#### [GIVEN PROBLEM]
Without the pictures, output the lines of the material from the very first through the one that holds "SANS = 'Liberation Sans'".

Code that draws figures
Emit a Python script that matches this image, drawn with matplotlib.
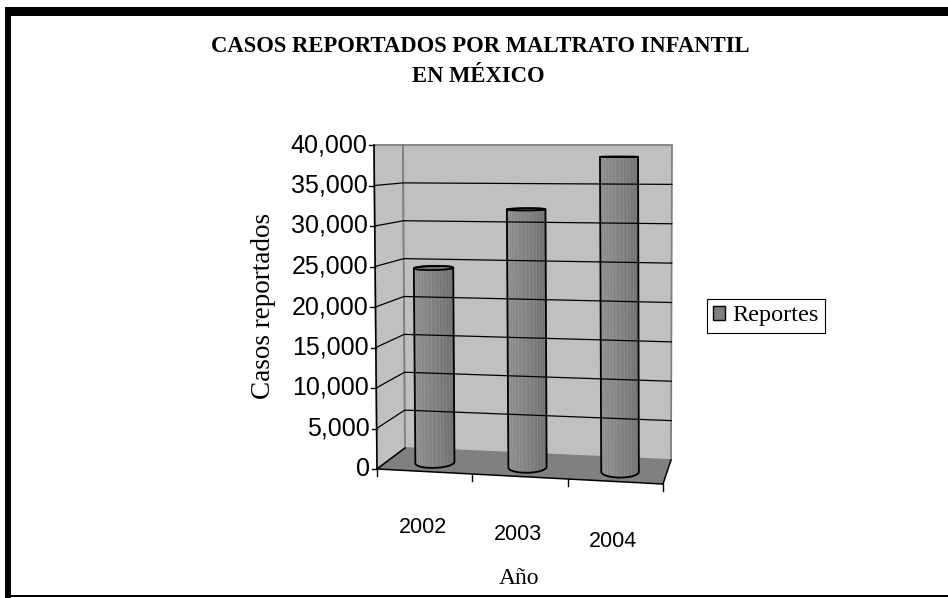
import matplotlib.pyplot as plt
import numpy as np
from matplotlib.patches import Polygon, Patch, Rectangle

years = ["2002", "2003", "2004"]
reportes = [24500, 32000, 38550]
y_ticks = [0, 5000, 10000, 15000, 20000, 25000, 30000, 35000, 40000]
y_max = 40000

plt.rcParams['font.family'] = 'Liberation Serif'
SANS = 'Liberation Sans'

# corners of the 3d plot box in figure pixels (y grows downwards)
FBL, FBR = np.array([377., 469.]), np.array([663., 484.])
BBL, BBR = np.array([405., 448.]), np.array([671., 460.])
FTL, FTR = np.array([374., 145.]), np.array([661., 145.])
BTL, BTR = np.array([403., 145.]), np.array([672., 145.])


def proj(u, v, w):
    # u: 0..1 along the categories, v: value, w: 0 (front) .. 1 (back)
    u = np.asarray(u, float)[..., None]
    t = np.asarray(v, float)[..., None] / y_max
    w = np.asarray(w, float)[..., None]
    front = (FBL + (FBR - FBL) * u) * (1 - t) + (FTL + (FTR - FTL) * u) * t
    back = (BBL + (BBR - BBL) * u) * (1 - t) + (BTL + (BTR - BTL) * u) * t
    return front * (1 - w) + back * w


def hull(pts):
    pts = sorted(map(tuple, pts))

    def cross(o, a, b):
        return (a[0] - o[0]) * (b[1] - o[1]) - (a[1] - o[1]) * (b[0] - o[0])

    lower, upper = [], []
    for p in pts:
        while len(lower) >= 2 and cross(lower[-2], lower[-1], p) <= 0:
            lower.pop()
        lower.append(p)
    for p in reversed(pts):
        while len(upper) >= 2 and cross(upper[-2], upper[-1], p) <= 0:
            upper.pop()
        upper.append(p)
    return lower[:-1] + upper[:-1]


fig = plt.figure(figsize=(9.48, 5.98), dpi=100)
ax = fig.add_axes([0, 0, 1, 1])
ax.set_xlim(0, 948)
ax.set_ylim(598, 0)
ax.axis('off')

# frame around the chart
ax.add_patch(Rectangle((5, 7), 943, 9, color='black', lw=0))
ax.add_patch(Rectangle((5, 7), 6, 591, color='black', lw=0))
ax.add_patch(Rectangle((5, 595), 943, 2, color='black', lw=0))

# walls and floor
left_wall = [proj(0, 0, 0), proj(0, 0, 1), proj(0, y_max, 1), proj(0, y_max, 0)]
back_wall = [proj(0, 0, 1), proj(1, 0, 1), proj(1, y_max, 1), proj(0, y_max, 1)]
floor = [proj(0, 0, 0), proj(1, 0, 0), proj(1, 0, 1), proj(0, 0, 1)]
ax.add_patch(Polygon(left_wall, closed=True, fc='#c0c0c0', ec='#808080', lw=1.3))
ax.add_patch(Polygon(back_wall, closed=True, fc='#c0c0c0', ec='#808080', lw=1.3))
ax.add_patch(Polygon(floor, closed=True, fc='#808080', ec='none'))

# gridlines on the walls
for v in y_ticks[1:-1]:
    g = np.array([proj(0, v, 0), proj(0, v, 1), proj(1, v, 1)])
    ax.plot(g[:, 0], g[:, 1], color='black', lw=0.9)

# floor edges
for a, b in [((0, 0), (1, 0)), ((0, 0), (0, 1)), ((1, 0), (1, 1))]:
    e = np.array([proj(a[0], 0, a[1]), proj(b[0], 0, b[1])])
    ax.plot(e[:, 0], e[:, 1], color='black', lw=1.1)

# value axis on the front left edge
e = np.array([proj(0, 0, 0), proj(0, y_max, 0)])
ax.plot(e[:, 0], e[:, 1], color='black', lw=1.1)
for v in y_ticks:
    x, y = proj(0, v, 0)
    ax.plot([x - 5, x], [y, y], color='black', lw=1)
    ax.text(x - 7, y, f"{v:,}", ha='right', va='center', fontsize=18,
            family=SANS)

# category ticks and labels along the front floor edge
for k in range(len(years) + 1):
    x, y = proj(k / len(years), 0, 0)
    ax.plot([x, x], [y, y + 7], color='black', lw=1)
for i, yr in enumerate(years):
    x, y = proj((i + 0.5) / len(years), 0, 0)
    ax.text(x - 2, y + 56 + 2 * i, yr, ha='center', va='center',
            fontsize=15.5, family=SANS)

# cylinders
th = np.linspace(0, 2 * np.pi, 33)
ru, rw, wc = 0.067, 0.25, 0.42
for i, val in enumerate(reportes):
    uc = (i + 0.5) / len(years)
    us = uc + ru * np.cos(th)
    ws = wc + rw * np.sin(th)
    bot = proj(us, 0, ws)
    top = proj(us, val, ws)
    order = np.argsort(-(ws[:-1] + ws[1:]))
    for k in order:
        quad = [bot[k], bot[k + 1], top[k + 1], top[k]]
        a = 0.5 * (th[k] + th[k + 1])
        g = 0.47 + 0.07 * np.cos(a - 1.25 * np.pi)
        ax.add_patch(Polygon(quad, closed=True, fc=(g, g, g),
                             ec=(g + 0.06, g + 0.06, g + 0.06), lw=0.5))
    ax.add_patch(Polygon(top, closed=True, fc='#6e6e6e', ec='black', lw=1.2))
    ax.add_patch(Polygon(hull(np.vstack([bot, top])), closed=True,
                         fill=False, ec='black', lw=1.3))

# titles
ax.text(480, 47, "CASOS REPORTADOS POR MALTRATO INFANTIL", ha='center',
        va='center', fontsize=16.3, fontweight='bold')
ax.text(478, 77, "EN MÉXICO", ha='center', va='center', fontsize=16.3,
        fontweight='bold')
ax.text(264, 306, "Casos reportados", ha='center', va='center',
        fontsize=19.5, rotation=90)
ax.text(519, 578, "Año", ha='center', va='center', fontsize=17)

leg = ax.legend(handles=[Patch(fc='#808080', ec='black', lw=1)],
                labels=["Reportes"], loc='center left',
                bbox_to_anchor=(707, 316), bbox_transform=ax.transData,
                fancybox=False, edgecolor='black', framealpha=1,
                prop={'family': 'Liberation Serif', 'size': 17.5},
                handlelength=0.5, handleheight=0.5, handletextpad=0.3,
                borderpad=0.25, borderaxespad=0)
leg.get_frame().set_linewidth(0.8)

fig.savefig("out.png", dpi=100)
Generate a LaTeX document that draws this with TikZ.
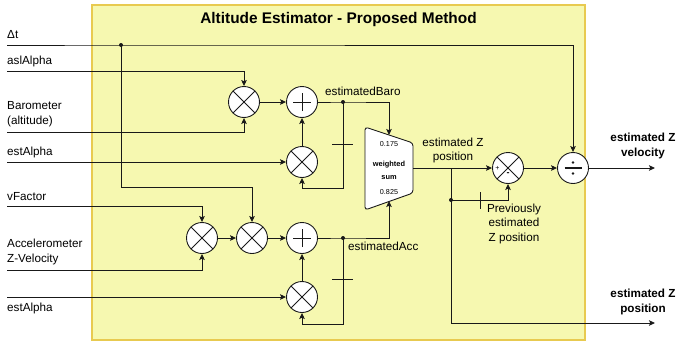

#### [OUTPUT BELOW]
Emit a Python script that matches this image, drawn with matplotlib.
import matplotlib.pyplot as plt
import numpy as np
from matplotlib.patches import Polygon, Patch, Rectangle

years = ["2002", "2003", "2004"]
reportes = [24500, 32000, 38550]
y_ticks = [0, 5000, 10000, 15000, 20000, 25000, 30000, 35000, 40000]
y_max = 40000

plt.rcParams['font.family'] = 'Liberation Serif'
SANS = 'Liberation Sans'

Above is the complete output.